Alessandro Acquisti and Catherine E. Tucker, Guns, Privacy, and Crime
Comment by: Aaron Burstein
Workshop draft abstract:
In December 2008, a Memphis newspaper made publicly available an online, searchable database of all gun permit holders in Tennessee. The database included information such as the permit holder’s name, ZIP code, and his or her permit’s start and expiration dates. It did not receive much attention until, in February, an article about a parking argument that ended in a deadly shooting referred to it. The fierce debate which thereafter arose – with the NRA accusing the newspaper of a “hateful, shameful form of public irresponsibility,” and the newspaper standing by a “right to know” argument – exemplifies the complex interactions, and sometimes collisions, between privacy and other rights and needs.
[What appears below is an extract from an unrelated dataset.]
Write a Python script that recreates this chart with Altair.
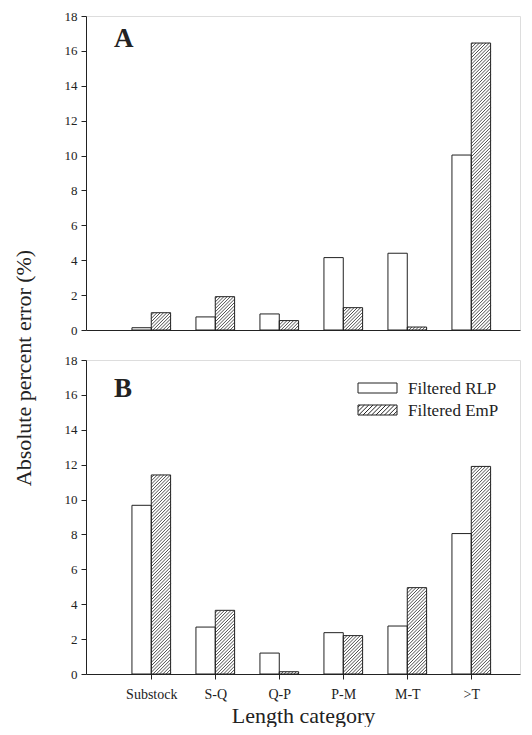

In this case, individual privacy rights collided with the collective right to know, and, arguably, with both individual and communal issues of security.
By preventing the release of personal data, individuals often hope to prevent harm to themselves. However, the publication of the gun permits data highlights one case where privacy and personal security may appear to be in conflict. Whereas gun rights advocates suggested that the publication exposed gun owners to risk (for instance, of criminals targeting houses known to hold guns, in order to steal them), those defending it argued that gun owners may be less likely to be targeted, precisely because the information was made publicly available. In this manuscript we attempt to quantify the actual impact that the publication of TN gun permits data had on 1) crime rates and 2) gun permit requests in the city of Memphis. Combining gun, crime, demographic, and location data from an array of sources and databases, we measured how rates of occurrences of different classes of crime changed, as function of the local density of gun ownership made public by the newspaper, before and after the publication of the database. Our results suggest that the publication of the database reduced more significantly the occurrence of violent crimes (such as robberies and burglaries) in ZIP codes with higher gun ownership density. At the same time, the publication was accompanied by a more significant percentage increase in gun permits requests in areas with pre-existing higher rates of gun ownership. To address concerns about unobserved heterogeneity, we also performed a falsification test by studying crime trends in a similar town (Jackson) in a neighboring state. We found no similar trends in crime during the time period in such town.
This paper contributes not just to the policy debate on the openness or secrecy of gun data (19 states allow the public to access gun permits information; other states either have no laws addressing the issue, or keep the information outside the public domain), but to the broader discourse on the boundaries and connections between privacy and security.